New study finds public in favour of cigarette-style plastic warnings

A new independent study, carried out by Sky Ocean Rescue, has found that there has been a shift in the public’s perception of plastic.

  • 08 November 2018
  • Rachel Cooper

A new independent study, carried out by Sky Ocean Rescue, has found that there has been a shift in the public’s perception of plastic.

The study, carried out in the UK, found that 7 out of 10 Brits say that common single-use plastics should carry a cigarette-style warning label.

7 in 10 claim they have reduced their plastic usage in the past year because of the impact on the environment and its oceans. A further 4 in 10 said they felt embarrassed being spotted with single-use plastic items.

Fiona Ball, Sky Group Head of Inspirational Business and Sky Ocean Rescue, said: “Our new research reveals that there has never been a stronger desire from people to make positive changes to reduce their single-use plastic footprint and start saving our oceans. We’ve partnered with Project 0 and some of the best-known names in the UK today to create a range of reusable products that not only look good but do good.”

Following the study, Sky Ocean Rescue have launched their new Pass on Plastic range designed to decrease single-use plastics.

The range, launched last night at an exclusive event, has been designed by famous faces including Cara Delavigne, Harry Kane, Ronnie Wood and Princess Eugenie of York.
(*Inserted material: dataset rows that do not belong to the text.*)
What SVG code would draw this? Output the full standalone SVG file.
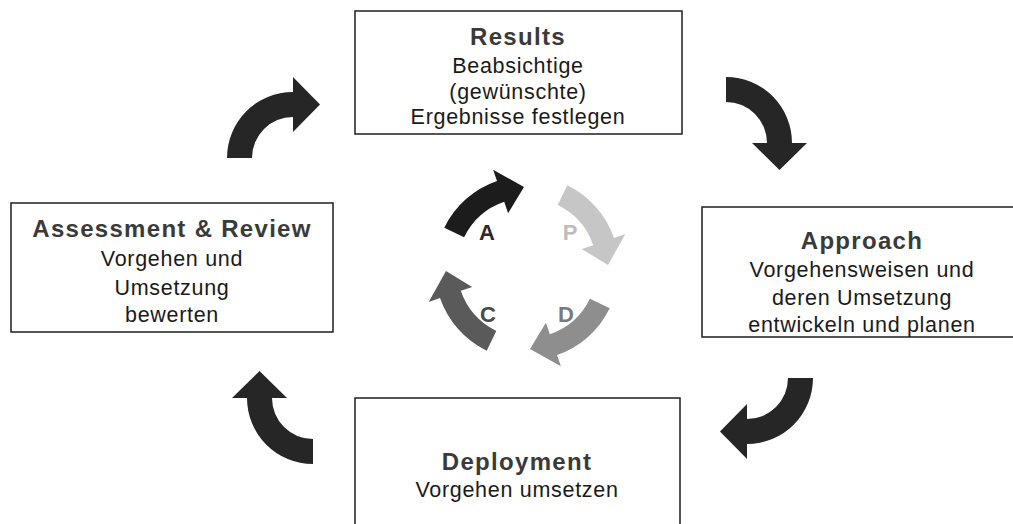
<svg xmlns="http://www.w3.org/2000/svg" width="1013" height="524" viewBox="0 0 1013 524">
  <style>
    .box { fill: #ffffff; stroke: #1e1e1e; stroke-width: 1.5; }
    .head { font-family: "Liberation Sans", Arial, sans-serif; font-weight: bold; font-size: 24px; letter-spacing: 1.3px; fill: #3a3a3a; text-anchor: middle; }
    .body { font-family: "Liberation Sans", Arial, sans-serif; font-size: 21.5px; letter-spacing: 0.7px; fill: #1a1a1a; text-anchor: middle; }
    .big-arrow { fill: #262626; }
    .letter { font-family: "Liberation Sans", Arial, sans-serif; font-weight: bold; font-size: 22px; text-anchor: middle; }
  </style>
  <defs>
    <!-- quarter-ring arrow: tail on the left, head at the top pointing right -->
    <path id="bigArrow" d="M -66 0 A 66 66 0 0 1 0 -66 L 0 -81 L 27 -53.5 L 0 -26 L 0 -41 A 41 41 0 0 0 -41 0 Z"/>
    <!-- small cycle arrow around the cycle centre -->
    <path id="cycleArrow" d="M -82.7 -40.3 A 92 92 0 0 1 -30 -87 L -33.9 -98.3 L -3 -81 L -18.9 -54.8 L -22.8 -66.2 A 70 70 0 0 0 -62.9 -30.7 Z"/>
  </defs>

  <rect width="1013" height="524" fill="#ffffff"/>

  <!-- connectors between the four stages -->
  <g id="connectors" class="big-arrow">
    <use href="#bigArrow" transform="translate(293,158)"/>
    <use href="#bigArrow" transform="translate(726,143) rotate(90)"/>
    <use href="#bigArrow" transform="translate(747,378) rotate(180)"/>
    <use href="#bigArrow" transform="translate(313,398) rotate(270)"/>
  </g>

  <g id="node-results">
    <rect class="box" x="355" y="11" width="327" height="123"/>
    <text class="head" x="518" y="45">Results</text>
    <text class="body" x="518" y="73">Beabsichtige</text>
    <text class="body" x="518" y="99">(gewünschte)</text>
    <text class="body" x="518" y="124">Ergebnisse festlegen</text>
  </g>

  <g id="node-approach">
    <rect class="box" x="702" y="207" width="330" height="130"/>
    <text class="head" x="862" y="249">Approach</text>
    <text class="body" x="862" y="277">Vorgehensweisen und</text>
    <text class="body" x="862" y="305">deren Umsetzung</text>
    <text class="body" x="862" y="332">entwickeln und planen</text>
  </g>

  <g id="node-deployment">
    <rect class="box" x="355" y="398" width="325" height="140"/>
    <text class="head" x="517" y="470">Deployment</text>
    <text class="body" x="517" y="497">Vorgehen umsetzen</text>
  </g>

  <g id="node-assessment">
    <rect class="box" x="11" y="203" width="322" height="129"/>
    <text class="head" x="172" y="237">Assessment &amp; Review</text>
    <text class="body" x="172" y="266">Vorgehen und</text>
    <text class="body" x="172" y="295">Umsetzung</text>
    <text class="body" x="172" y="322">bewerten</text>
  </g>

  <!-- PDCA cycle in the middle -->
  <g id="node-pdca">
    <use href="#cycleArrow" fill="#1c1c1c" transform="translate(527,268)"/>
    <use href="#cycleArrow" fill="#c6c6c6" transform="translate(527,268) rotate(90)"/>
    <use href="#cycleArrow" fill="#8e8e8e" transform="translate(527,268) rotate(180)"/>
    <use href="#cycleArrow" fill="#5a5a5a" transform="translate(527,268) rotate(270)"/>
    <text class="letter" x="487" y="240" fill="#2a2a2a">A</text>
    <text class="letter" x="570" y="240" fill="#bdbdbd">P</text>
    <text class="letter" x="566" y="322" fill="#7a7a7a">D</text>
    <text class="letter" x="488" y="322" fill="#4a4a4a">C</text>
  </g>
</svg>
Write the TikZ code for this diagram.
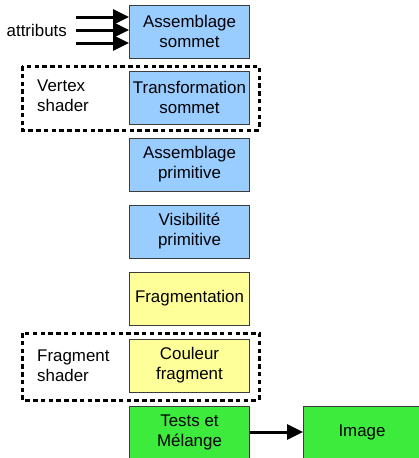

They all have created a unique design to promote a plastic-free message.

The range includes a reusable bottles, cups and cutlery as well as organic tote bags and beeswax wrap, an alternative to cling film. The items are available to buy online and in the Soho Pass on Plastic pop-up shop which will be open for two months, while stock lasts.

The profits of the range will go towards initiatives protecting ocean health, this will include Sky Ocean Rescue’s partnership with WWF-UK which helps to safeguard marine protecting areas.

Cara Delavigne said: “My design represents how the plastic we use is suffocating marine life and causing so much damage. I hope that you’ll join me in making a change.”